■ Short task: Reproduce the data below in full and exclude every picture.
◇ ◇ ◇
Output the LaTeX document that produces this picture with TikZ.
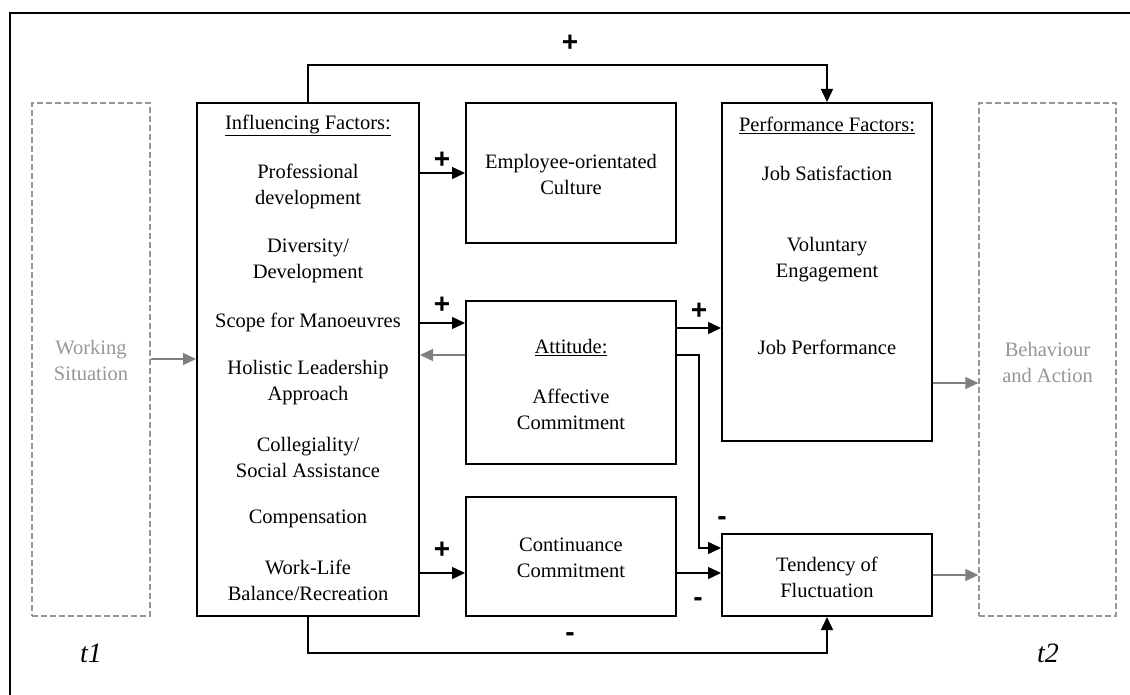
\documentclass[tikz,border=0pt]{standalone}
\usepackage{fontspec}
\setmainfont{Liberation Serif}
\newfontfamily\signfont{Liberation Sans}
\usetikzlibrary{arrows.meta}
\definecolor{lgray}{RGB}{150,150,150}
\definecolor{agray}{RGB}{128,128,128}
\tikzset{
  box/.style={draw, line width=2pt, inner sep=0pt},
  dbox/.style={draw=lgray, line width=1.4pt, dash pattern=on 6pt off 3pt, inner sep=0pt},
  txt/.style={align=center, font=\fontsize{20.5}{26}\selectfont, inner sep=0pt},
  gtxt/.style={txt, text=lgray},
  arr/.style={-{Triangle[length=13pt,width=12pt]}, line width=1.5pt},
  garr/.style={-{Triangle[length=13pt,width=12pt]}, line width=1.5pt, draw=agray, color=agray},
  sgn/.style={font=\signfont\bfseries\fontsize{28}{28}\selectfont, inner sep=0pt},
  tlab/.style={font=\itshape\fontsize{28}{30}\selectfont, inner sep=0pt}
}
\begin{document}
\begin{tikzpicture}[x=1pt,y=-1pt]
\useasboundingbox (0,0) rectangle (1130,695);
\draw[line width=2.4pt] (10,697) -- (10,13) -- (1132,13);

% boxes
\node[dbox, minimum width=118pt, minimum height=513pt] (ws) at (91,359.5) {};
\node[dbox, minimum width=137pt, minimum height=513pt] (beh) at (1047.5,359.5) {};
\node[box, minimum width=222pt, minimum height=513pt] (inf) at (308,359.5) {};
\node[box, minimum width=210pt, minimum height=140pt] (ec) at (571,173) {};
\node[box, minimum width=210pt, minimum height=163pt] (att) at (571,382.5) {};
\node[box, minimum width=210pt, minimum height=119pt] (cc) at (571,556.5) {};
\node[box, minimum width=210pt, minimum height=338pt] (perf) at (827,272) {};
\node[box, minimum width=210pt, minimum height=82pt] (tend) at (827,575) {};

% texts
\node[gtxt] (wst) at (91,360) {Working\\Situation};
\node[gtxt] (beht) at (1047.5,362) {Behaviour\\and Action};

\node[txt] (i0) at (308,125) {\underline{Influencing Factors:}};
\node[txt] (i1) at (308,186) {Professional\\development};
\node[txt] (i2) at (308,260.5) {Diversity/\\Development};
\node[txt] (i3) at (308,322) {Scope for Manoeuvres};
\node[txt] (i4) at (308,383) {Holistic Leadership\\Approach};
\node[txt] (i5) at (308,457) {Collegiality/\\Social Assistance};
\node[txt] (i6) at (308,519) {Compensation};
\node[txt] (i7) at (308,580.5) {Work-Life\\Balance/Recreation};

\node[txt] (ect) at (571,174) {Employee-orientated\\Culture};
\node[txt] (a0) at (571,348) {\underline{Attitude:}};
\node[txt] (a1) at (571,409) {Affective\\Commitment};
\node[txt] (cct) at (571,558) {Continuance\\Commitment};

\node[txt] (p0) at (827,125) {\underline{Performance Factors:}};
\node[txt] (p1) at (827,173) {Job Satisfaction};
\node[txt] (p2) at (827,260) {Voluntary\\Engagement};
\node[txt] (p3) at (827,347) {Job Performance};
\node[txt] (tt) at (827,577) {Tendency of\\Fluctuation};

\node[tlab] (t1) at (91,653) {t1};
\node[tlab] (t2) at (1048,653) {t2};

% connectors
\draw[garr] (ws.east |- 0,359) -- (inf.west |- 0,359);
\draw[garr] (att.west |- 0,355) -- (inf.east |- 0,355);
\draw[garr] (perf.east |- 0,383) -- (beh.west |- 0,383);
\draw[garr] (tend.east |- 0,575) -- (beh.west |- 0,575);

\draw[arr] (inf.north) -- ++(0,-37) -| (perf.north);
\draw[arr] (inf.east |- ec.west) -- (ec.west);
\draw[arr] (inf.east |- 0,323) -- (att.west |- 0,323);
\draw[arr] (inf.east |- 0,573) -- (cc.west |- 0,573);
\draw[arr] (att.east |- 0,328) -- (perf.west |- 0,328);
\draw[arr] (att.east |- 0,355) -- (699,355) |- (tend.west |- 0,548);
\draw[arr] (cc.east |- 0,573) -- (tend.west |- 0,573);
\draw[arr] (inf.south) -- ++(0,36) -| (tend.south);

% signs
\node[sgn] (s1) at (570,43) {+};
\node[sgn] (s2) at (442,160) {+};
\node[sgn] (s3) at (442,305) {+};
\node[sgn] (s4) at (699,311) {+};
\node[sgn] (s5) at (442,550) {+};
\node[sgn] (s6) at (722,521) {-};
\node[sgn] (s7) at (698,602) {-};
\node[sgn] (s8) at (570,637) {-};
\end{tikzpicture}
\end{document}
◇ ◇ ◇
■ Answer to this exercise:
Output the LaTeX document that produces this picture with TikZ.
\documentclass[tikz,border=0pt]{standalone}
\usepackage{fontspec}
\setmainfont{Liberation Serif}
\newfontfamily\signfont{Liberation Sans}
\usetikzlibrary{arrows.meta}
\definecolor{lgray}{RGB}{150,150,150}
\definecolor{agray}{RGB}{128,128,128}
\tikzset{
  box/.style={draw, line width=2pt, inner sep=0pt},
  dbox/.style={draw=lgray, line width=1.4pt, dash pattern=on 6pt off 3pt, inner sep=0pt},
  txt/.style={align=center, font=\fontsize{20.5}{26}\selectfont, inner sep=0pt},
  gtxt/.style={txt, text=lgray},
  arr/.style={-{Triangle[length=13pt,width=12pt]}, line width=1.5pt},
  garr/.style={-{Triangle[length=13pt,width=12pt]}, line width=1.5pt, draw=agray, color=agray},
  sgn/.style={font=\signfont\bfseries\fontsize{28}{28}\selectfont, inner sep=0pt},
  tlab/.style={font=\itshape\fontsize{28}{30}\selectfont, inner sep=0pt}
}
\begin{document}
\begin{tikzpicture}[x=1pt,y=-1pt]
\useasboundingbox (0,0) rectangle (1130,695);
\draw[line width=2.4pt] (10,697) -- (10,13) -- (1132,13);

% boxes
\node[dbox, minimum width=118pt, minimum height=513pt] (ws) at (91,359.5) {};
\node[dbox, minimum width=137pt, minimum height=513pt] (beh) at (1047.5,359.5) {};
\node[box, minimum width=222pt, minimum height=513pt] (inf) at (308,359.5) {};
\node[box, minimum width=210pt, minimum height=140pt] (ec) at (571,173) {};
\node[box, minimum width=210pt, minimum height=163pt] (att) at (571,382.5) {};
\node[box, minimum width=210pt, minimum height=119pt] (cc) at (571,556.5) {};
\node[box, minimum width=210pt, minimum height=338pt] (perf) at (827,272) {};
\node[box, minimum width=210pt, minimum height=82pt] (tend) at (827,575) {};

% texts
\node[gtxt] (wst) at (91,360) {Working\\Situation};
\node[gtxt] (beht) at (1047.5,362) {Behaviour\\and Action};

\node[txt] (i0) at (308,125) {\underline{Influencing Factors:}};
\node[txt] (i1) at (308,186) {Professional\\development};
\node[txt] (i2) at (308,260.5) {Diversity/\\Development};
\node[txt] (i3) at (308,322) {Scope for Manoeuvres};
\node[txt] (i4) at (308,383) {Holistic Leadership\\Approach};
\node[txt] (i5) at (308,457) {Collegiality/\\Social Assistance};
\node[txt] (i6) at (308,519) {Compensation};
\node[txt] (i7) at (308,580.5) {Work-Life\\Balance/Recreation};

\node[txt] (ect) at (571,174) {Employee-orientated\\Culture};
\node[txt] (a0) at (571,348) {\underline{Attitude:}};
\node[txt] (a1) at (571,409) {Affective\\Commitment};
\node[txt] (cct) at (571,558) {Continuance\\Commitment};

\node[txt] (p0) at (827,125) {\underline{Performance Factors:}};
\node[txt] (p1) at (827,173) {Job Satisfaction};
\node[txt] (p2) at (827,260) {Voluntary\\Engagement};
\node[txt] (p3) at (827,347) {Job Performance};
\node[txt] (tt) at (827,577) {Tendency of\\Fluctuation};

\node[tlab] (t1) at (91,653) {t1};
\node[tlab] (t2) at (1048,653) {t2};

% connectors
\draw[garr] (ws.east |- 0,359) -- (inf.west |- 0,359);
\draw[garr] (att.west |- 0,355) -- (inf.east |- 0,355);
\draw[garr] (perf.east |- 0,383) -- (beh.west |- 0,383);
\draw[garr] (tend.east |- 0,575) -- (beh.west |- 0,575);

\draw[arr] (inf.north) -- ++(0,-37) -| (perf.north);
\draw[arr] (inf.east |- ec.west) -- (ec.west);
\draw[arr] (inf.east |- 0,323) -- (att.west |- 0,323);
\draw[arr] (inf.east |- 0,573) -- (cc.west |- 0,573);
\draw[arr] (att.east |- 0,328) -- (perf.west |- 0,328);
\draw[arr] (att.east |- 0,355) -- (699,355) |- (tend.west |- 0,548);
\draw[arr] (cc.east |- 0,573) -- (tend.west |- 0,573);
\draw[arr] (inf.south) -- ++(0,36) -| (tend.south);

% signs
\node[sgn] (s1) at (570,43) {+};
\node[sgn] (s2) at (442,160) {+};
\node[sgn] (s3) at (442,305) {+};
\node[sgn] (s4) at (699,311) {+};
\node[sgn] (s5) at (442,550) {+};
\node[sgn] (s6) at (722,521) {-};
\node[sgn] (s7) at (698,602) {-};
\node[sgn] (s8) at (570,637) {-};
\end{tikzpicture}
\end{document}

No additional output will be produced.